Direct Cinema is the first comprehensive study of the "direct cinema" movement of 1960s America. Through the inquisitiveness of filmmakers such as Robert Drew, D.A. Pennebaker, and Frederick Wiseman-and predicated on innovations such as portable cameras and synchronized sound-direct cinema intimately documented presidential campaigns through the revelers of Woodstock and the dispossessed subjects of Wiseman's "reality fictions". This volume recovers these vastly influential yet politically underappreciated films, suggesting they represented a resurgence of America's home-grown philosophical tradition inextricably bound up in the artistic and political impulses of the 1960s.
About the Author
Dave Saunders is a visiting tutor at the Department of Media Arts at Royal Holloway, University of London.

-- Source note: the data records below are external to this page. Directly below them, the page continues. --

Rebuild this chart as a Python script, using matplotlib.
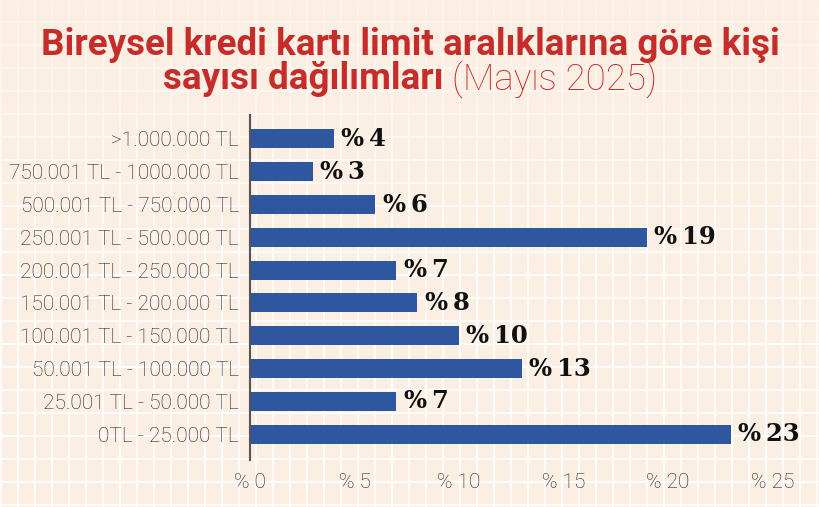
import numpy as np
import matplotlib
matplotlib.use("Agg")
import matplotlib.pyplot as plt

# data (bottom to top)
categories = [
    "0TL - 25.000 TL",
    "25.001 TL - 50.000 TL",
    "50.001 TL - 100.000 TL",
    "100.001 TL - 150.000 TL",
    "150.001 TL - 200.000 TL",
    "200.001 TL - 250.000 TL",
    "250.001 TL - 500.000 TL",
    "500.001 TL - 750.000 TL",
    "750.001 TL - 1000.000 TL",
    ">1.000.000 TL",
]
shares = [23, 7, 13, 10, 8, 7, 19, 6, 3, 4]
x_ticks = [0, 5, 10, 15, 20, 25]
x_tick_labels = ["% 0", "% 5", "% 10", "% 15", "% 20", "% 25"]

BG = "#FBEEE2"
BAR = "#2E57A0"
RED = "#C62D2A"
W, H = 820, 507

fig = plt.figure(figsize=(8.2, 5.07), dpi=100)
fig.patch.set_facecolor(BG)

# decorative background grid
bg = fig.add_axes([0, 0, 1, 1])
bg.set_xlim(0, W)
bg.set_ylim(H, 0)
bg.axis("off")
for gx in np.arange(1, W, 17):
    bg.axvline(gx, color="white", lw=1.5, alpha=0.9)
for gy in np.arange(22, H + 1, 23):
    bg.axhline(gy, color="white", lw=1.5, alpha=0.9)
# fade the grid towards the top
fade = np.zeros((H, 1, 4))
fade[..., :3] = matplotlib.colors.to_rgb(BG)
fade[:, 0, 3] = np.clip(0.75 * (1 - np.arange(H) / 260.0), 0, 1)
bg.imshow(fade, extent=[0, W, H, 0], aspect="auto", zorder=3)

title_fonts = ["Roboto", "DejaVu Sans"]
fig.text(0.5, 1 - 55 / H, "Bireysel kredi kartı limit aralıklarına göre kişi",
         ha="center", va="baseline", fontsize=26.5, fontweight="bold",
         color=RED, family=title_fonts)
t_bold = fig.text(0, 1 - 89 / H, "sayısı dağılımları ", fontsize=26.5, fontweight="bold",
                  color=RED, family=title_fonts, va="baseline")
t_light = fig.text(0, 1 - 89 / H, "(Mayıs 2025)", fontsize=26.5, fontweight="light",
                   color=RED, family=title_fonts, va="baseline")
fig.canvas.draw()
r = fig.canvas.get_renderer()
wb = t_bold.get_window_extent(r).width
wl = t_light.get_window_extent(r).width
start = (W - wb - wl) / 2
t_bold.set_x(start / W)
t_light.set_x((start + wb) / W)

# main chart
ax = fig.add_axes([250 / W, 1 - 460 / H, (785 - 250) / W, (460 - 115) / H])
ax.patch.set_alpha(0)
y = np.arange(len(categories))
ax.barh(y, shares, height=0.58, color=BAR, zorder=2)
ax.set_xlim(0, 535 / 20.9)
ax.set_ylim(-0.79, 9.73)

for yi, v in zip(y, shares):
    ax.text(v + 0.35, yi, f"%\u2009{v}", va="center", ha="left",
            fontsize=17.5, fontweight="bold", color="#111111",
            family=["DejaVu Serif"])

label_fonts = ["Roboto", "DejaVu Sans"]
ax.set_yticks(y)
ax.set_yticklabels(categories, fontsize=15, color="#222222",
                   family=label_fonts, fontweight="light")
ax.set_xticks(x_ticks)
ax.set_xticklabels(x_tick_labels, fontsize=15, color="#222222",
                   family=label_fonts, fontweight="light")
ax.tick_params(axis="both", length=0)
ax.tick_params(axis="y", pad=8)
ax.tick_params(axis="x", pad=9)
for s in ["top", "right", "bottom"]:
    ax.spines[s].set_visible(False)
ax.spines["left"].set_color("#555555")
ax.spines["left"].set_linewidth(1.5)

fig.savefig("out.png", dpi=100, facecolor=BG)
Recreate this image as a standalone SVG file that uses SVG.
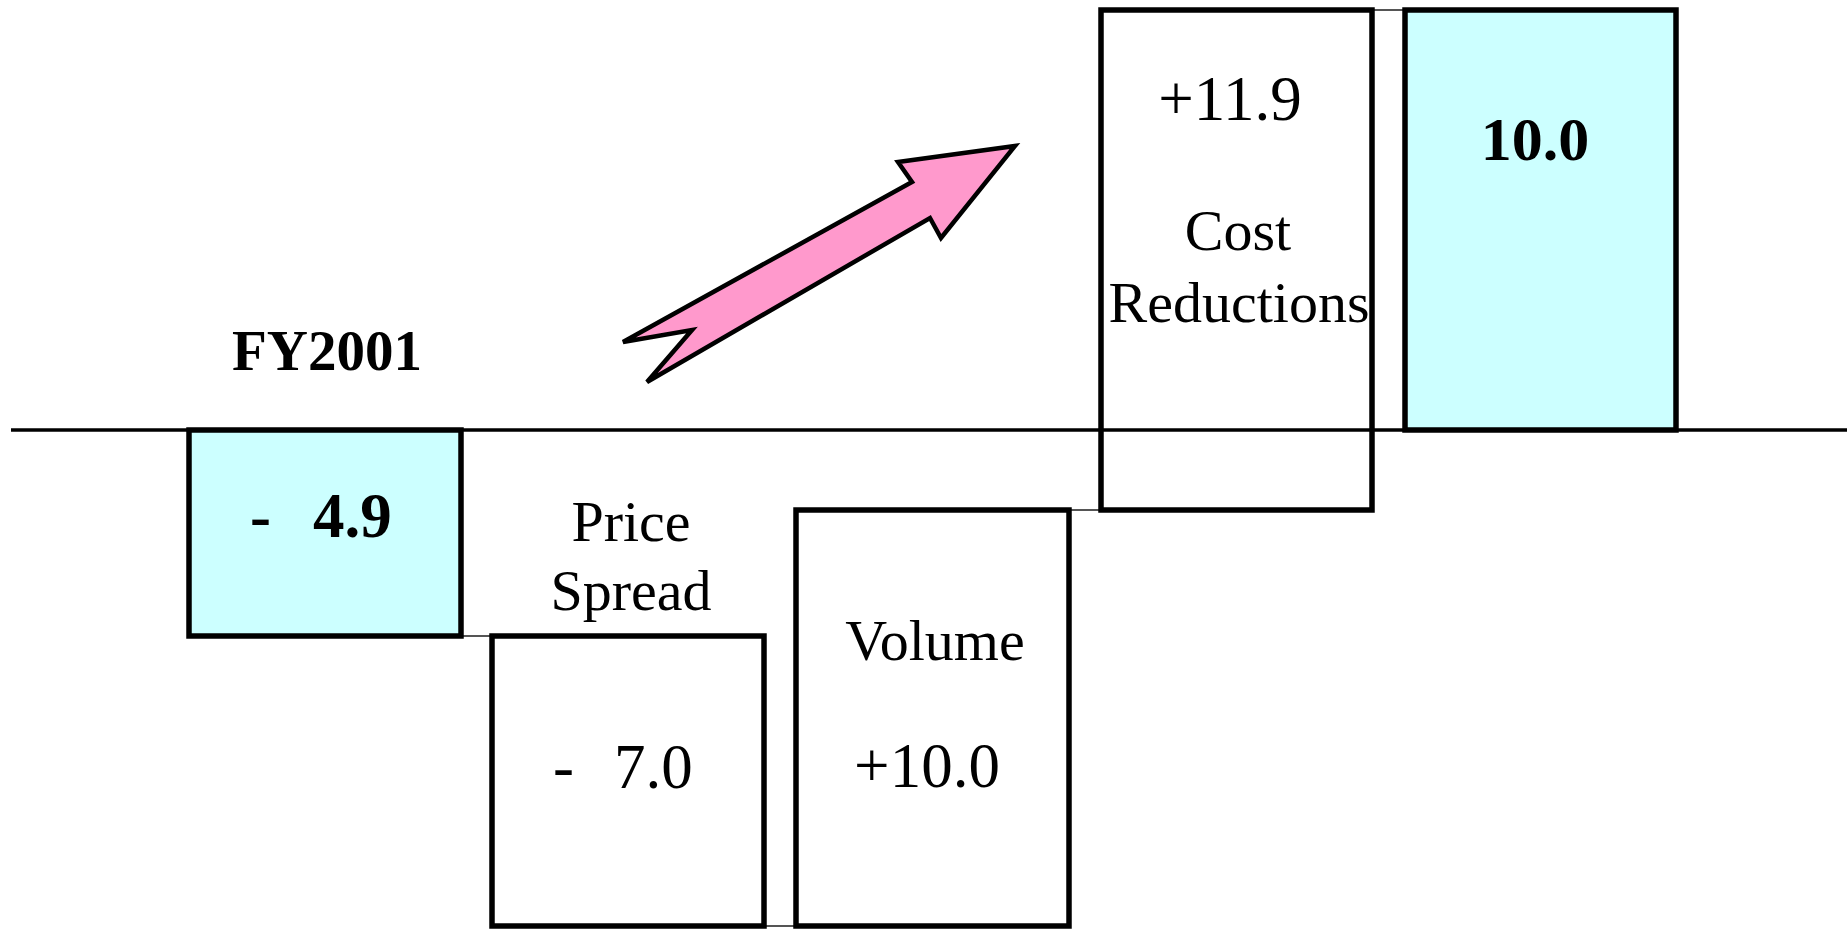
<svg xmlns="http://www.w3.org/2000/svg" width="1847" height="929" viewBox="0 0 1847 929">
<style>
.box{stroke:#000;stroke-width:5.5}
.fill{fill:#CCFFFF}
.plain{fill:#FFFFFF}
.t{font-family:"Liberation Serif","Times New Roman",serif;fill:#000}
.lbl{font-size:58px}
.num{font-size:63px}
.b{font-weight:bold}
.conn{stroke:#555;stroke-width:2;fill:none}
</style>
<rect width="1847" height="929" fill="#FFFFFF"/>
<g id="connectors">
<line class="conn" x1="461" y1="636" x2="492" y2="636"/>
<line class="conn" x1="764" y1="926" x2="796" y2="926"/>
<line class="conn" x1="1069" y1="510" x2="1101" y2="510"/>
<line class="conn" x1="1372" y1="10" x2="1405" y2="10"/>
</g>
<g id="fy2001">
<rect class="box fill" x="189" y="430" width="272" height="206"/>
<text class="t b" x="327" y="370" font-size="57" text-anchor="middle">FY2001</text>
<text class="t b num" x="250" y="537" xml:space="preserve">-  <tspan x="313">4.9</tspan></text>
</g>
<g id="price-spread">
<rect class="box plain" x="492" y="636" width="272" height="290"/>
<text class="t lbl" x="631" y="541" text-anchor="middle">Price</text>
<text class="t lbl" x="631" y="610" text-anchor="middle">Spread</text>
<text class="t num" x="553" y="788" xml:space="preserve">-  <tspan x="614">7.0</tspan></text>
</g>
<g id="volume">
<rect class="box plain" x="796" y="510" width="273" height="416"/>
<text class="t lbl" x="935" y="660" text-anchor="middle">Volume</text>
<text class="t num" x="927" y="787" text-anchor="middle">+10.0</text>
</g>
<g id="cost-reductions">
<rect class="box" fill="none" x="1101" y="10" width="271" height="500"/>
<text class="t num" x="1230" y="120" text-anchor="middle">+11.9</text>
<text class="t lbl" x="1238" y="250" text-anchor="middle">Cost</text>
<text class="t lbl" x="1239" y="322" text-anchor="middle">Reductions</text>
</g>
<g id="fy2002">
<rect class="box fill" x="1405" y="10" width="271" height="420"/>
<text class="t b" x="1535" y="160" font-size="62" text-anchor="middle">10.0</text>
</g>
<g id="axis">
<line x1="11" y1="430" x2="1847" y2="430" stroke="#000" stroke-width="3.5"/>
</g>
<g id="arrow">
<polygon points="623,342 912,182 898,162 1015,146 941,238 930,218 647,382 692,330" fill="#FF99CC" stroke="#000" stroke-width="4.5" stroke-linejoin="miter"/>
</g>
</svg>
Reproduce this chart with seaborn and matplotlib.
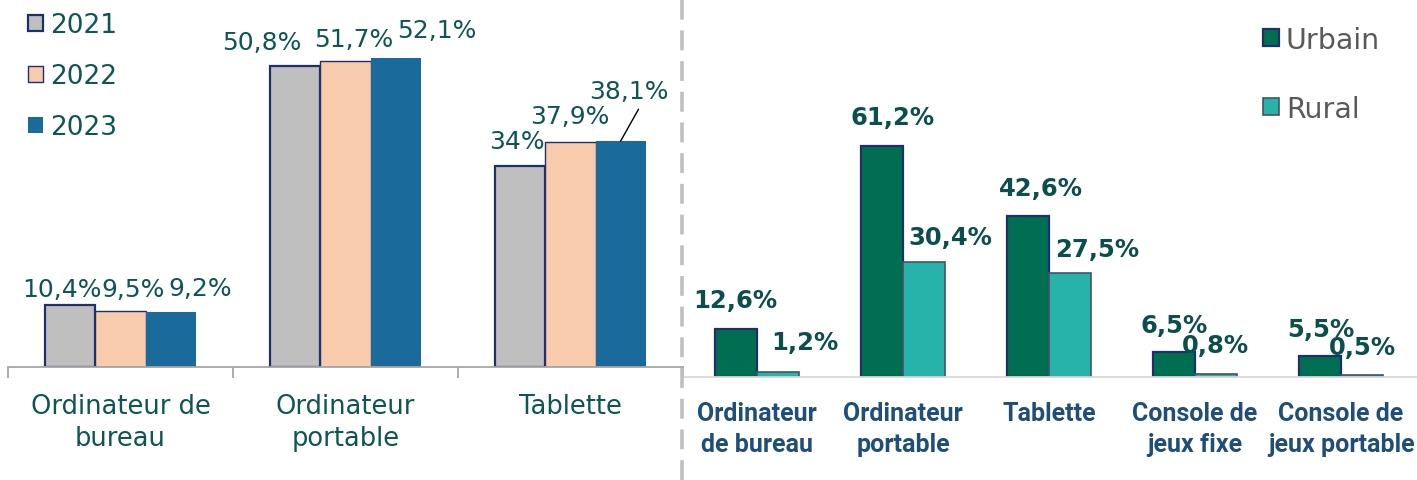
import matplotlib
matplotlib.use("Agg")
import matplotlib.pyplot as plt
from matplotlib.lines import Line2D
from matplotlib.patches import Patch
import pandas as pd
import seaborn as sns

# ------------------------------------------------------------
# data
# ------------------------------------------------------------
devices_left = ["Ordinateur de\nbureau", "Ordinateur\nportable", "Tablette"]
years = ["2021", "2022", "2023"]
v2021 = [10.4, 50.8, 34.0]
v2022 = [9.5, 51.7, 37.9]
v2023 = [9.2, 52.1, 38.1]

devices_right = ["Ordinateur\nde bureau", "Ordinateur\nportable", "Tablette",
                 "Console de\njeux fixe", "Console de\njeux portable"]
zones = ["Urbain", "Rural"]
urbain = [12.6, 61.2, 42.6, 6.5, 5.5]
rural = [1.2, 30.4, 27.5, 0.8, 0.5]

# label offsets (pixels) from the top centre of each bar: [hue][category]
left_offsets = [
    [(-8, 16), (-34, 24), (-4, 25)],
    [(13, 22), (8, 22), (-1, 26)],
    [(30, 24), (41, 28), (8, 50)],
]
right_offsets = [
    [(-1, 29), (11, 29), (13, 28), (0, 27), (1, 27)],
    [(27, 30), (26, 25), (27, 24), (-1, 29), (0, 28)],
]

TEAL_TXT = "#0E5654"
NAVY = "#1F2F6B"
PX = 0.72  # points per pixel at dpi 100


def fmt(v):
    return f"{v:g}".replace(".", ",") + "%"


sns.set_theme(style="white")
plt.rcParams["font.family"] = ["DejaVu Sans"]

fig = plt.figure(figsize=(14.17, 4.81), dpi=100)
W, H = 1417, 481

# ------------------------------------------------------------
# left panel: years
# ------------------------------------------------------------
df_left = pd.DataFrame({
    "device": devices_left * 3,
    "year": [y for y in years for _ in devices_left],
    "value": v2021 + v2022 + v2023,
})
ax1 = fig.add_axes([8 / W, (H - 368) / H, 675 / W, 368 / H])
sns.barplot(data=df_left, x="device", y="value", hue="year", hue_order=years,
            palette=["#BFBFBF", "#F8CBAD", "#1B6A9C"], width=0.667,
            saturation=1, legend=False, ax=ax1)
ax1.set_ylim(0, 62.1)
ax1.set_xlim(-0.5, 2.5)
edge_left = [(NAVY, 1.6), (NAVY, 1.0), ("#1B6A9C", 0.0)]
for h, cont in enumerate(ax1.containers):
    ec, lw = edge_left[h]
    for i, p in enumerate(cont.patches):
        p.set_edgecolor(ec)
        p.set_linewidth(lw)
        cx = p.get_x() + p.get_width() / 2
        top = p.get_height()
        dx, dy = left_offsets[h][i]
        ax1.annotate(fmt(top), (cx, top), xytext=(dx * PX, dy * PX),
                     textcoords="offset points", ha="center", va="center",
                     fontsize=18, color=TEAL_TXT)
        if h == 2 and i == 2:
            # leader line for the moved label
            ax1.annotate("", (cx, top), xytext=(18 * PX, 32 * PX),
                         textcoords="offset points",
                         arrowprops=dict(arrowstyle="-", color="black", lw=1.0,
                                         shrinkA=0, shrinkB=0))

for s in ["top", "right", "left"]:
    ax1.spines[s].set_visible(False)
ax1.spines["bottom"].set_color("#A6A6A6")
ax1.spines["bottom"].set_linewidth(1.3)
ax1.set_yticks([])
ax1.set_xlabel("")
ax1.set_ylabel("")
ax1.set_xticks([-0.5, 0.5, 1.5, 2.5], minor=True)
ax1.tick_params(axis="x", which="minor", length=8, width=1.3, color="#A6A6A6",
                direction="out", bottom=True)
ax1.tick_params(axis="x", which="major", length=0, pad=19, labelsize=18.5,
                labelcolor=TEAL_TXT)
for t in ax1.get_xticklabels():
    t.set_linespacing(1.3)

leg1 = ax1.legend(
    handles=[Patch(facecolor="#BFBFBF", edgecolor=NAVY, lw=1.6),
             Patch(facecolor="#F8CBAD", edgecolor=NAVY, lw=1.0),
             Patch(facecolor="#1B6A9C", edgecolor="#1B6A9C", lw=0)],
    labels=years, loc="upper left", bbox_to_anchor=(-0.018, 1.05),
    frameon=False, fontsize=19, handlelength=0.6, handleheight=0.6,
    handletextpad=0.25, labelspacing=0.95, borderaxespad=0.8)
for t in leg1.get_texts():
    t.set_color(TEAL_TXT)

# ------------------------------------------------------------
# right panel: urban / rural
# ------------------------------------------------------------
df_right = pd.DataFrame({
    "device": devices_right * 2,
    "zone": [z for z in zones for _ in devices_right],
    "value": urbain + rural,
})
ax2 = fig.add_axes([684 / W, (H - 378) / H, 733 / W, 378 / H])
sns.barplot(data=df_right, x="device", y="value", hue="zone", hue_order=zones,
            palette=["#006E51", "#27B3AA"], width=0.575, saturation=1,
            legend=False, ax=ax2)
ax2.set_ylim(0, 100)
ax2.set_xlim(-0.5, 4.52)
edge_right = [(NAVY, 1.6), ("#44546A", 1.2)]
for h, cont in enumerate(ax2.containers):
    ec, lw = edge_right[h]
    for i, p in enumerate(cont.patches):
        p.set_edgecolor(ec)
        p.set_linewidth(lw)
        cx = p.get_x() + p.get_width() / 2
        top = p.get_height()
        dx, dy = right_offsets[h][i]
        ax2.annotate(fmt(top), (cx, top), xytext=(dx * PX, dy * PX),
                     textcoords="offset points", ha="center", va="center",
                     fontsize=17.5, fontweight="bold", color="#0B4F4C")

for s in ["top", "right", "left"]:
    ax2.spines[s].set_visible(False)
ax2.spines["bottom"].set_color("#D9D9D9")
ax2.spines["bottom"].set_linewidth(1.3)
ax2.set_yticks([])
ax2.set_xlabel("")
ax2.set_ylabel("")
ax2.tick_params(axis="x", which="major", length=0, pad=17)
for t in ax2.get_xticklabels():
    t.set_family(["Roboto", "DejaVu Sans"])
    t.set_fontsize(18)
    t.set_fontweight("bold")
    t.set_color("#1F4E79")
    t.set_linespacing(1.4)

leg2 = ax2.legend(
    handles=[Patch(facecolor="#006E51", edgecolor=NAVY, lw=1.6),
             Patch(facecolor="#27B3AA", edgecolor="#44546A", lw=1.2)],
    labels=zones, loc="upper left", bbox_to_anchor=(545 / 733, 1.02),
    frameon=False, fontsize=20.5, handlelength=0.55, handleheight=0.55,
    handletextpad=0.25, labelspacing=1.45, borderaxespad=0.8)
for t in leg2.get_texts():
    t.set_color("#595959")

# dashed divider
fig.add_artist(Line2D([682 / W, 682 / W], [0, 1], transform=fig.transFigure,
                      color="#BFBFBF", lw=2.6, linestyle=(0, (5.5, 3))))

fig.savefig("out.png", dpi=100)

What People are Saying About This
To understand documentary film and television today, you have to know the history of American documentary in the 1960s. Direct Cinema establishes this history and demonstrates to readers the value of cultural context. It is a rich and well-researched introduction to one of the decade's most important documentary movements, and covers classics of the genre that every cinephile, film student and documentary maker should know.
Direct Cinema: Observational Documentary and the Politics of the Sixties offers a meticulously researched study of a significant period in the history of North American documentary film. Earlier studies of direct cinema have mostly focused on the technological developments that were prerequisite to the production of this kind of film. The detailed reading of a selection of the better-known films, informed by the cultural and political history of their epoch, is a project that has not previously been undertaken. This volume demonstrates that the social and political contexts upon which observational documentaries drew were every bit as important as in the genesis of this sub-genre. Presented with coherence, clarity and élan, there is much original work here that fills a significant gap in the study of cinema and television.
This authoritative book, a worthy entry in Wallflower Press's indispensable new Nonfictions series, seamlessly combines elegant and insightful close readings of key films of the direct cinema movement of the 1960s with illuminating analyses of their shifting political and cultural contexts... It emerges, in its author's words, as engaging in 'a substantial and compelling dialogue with America, about America, in an epoch beset and defined by upheaval.'
This trenchant study challenges the myths that have come to surround American cinema verite. Instead of rehashing truisms about shaky, hand-held camera work and the movement's fascination with celebrities and eccentric characters, this volume sheds light on the social and political commitment in these so-called 'non-issue' films. Addressing the major filmmakers and canonical works in a single text, this scholarly and readable book will make a particularly good teaching tool.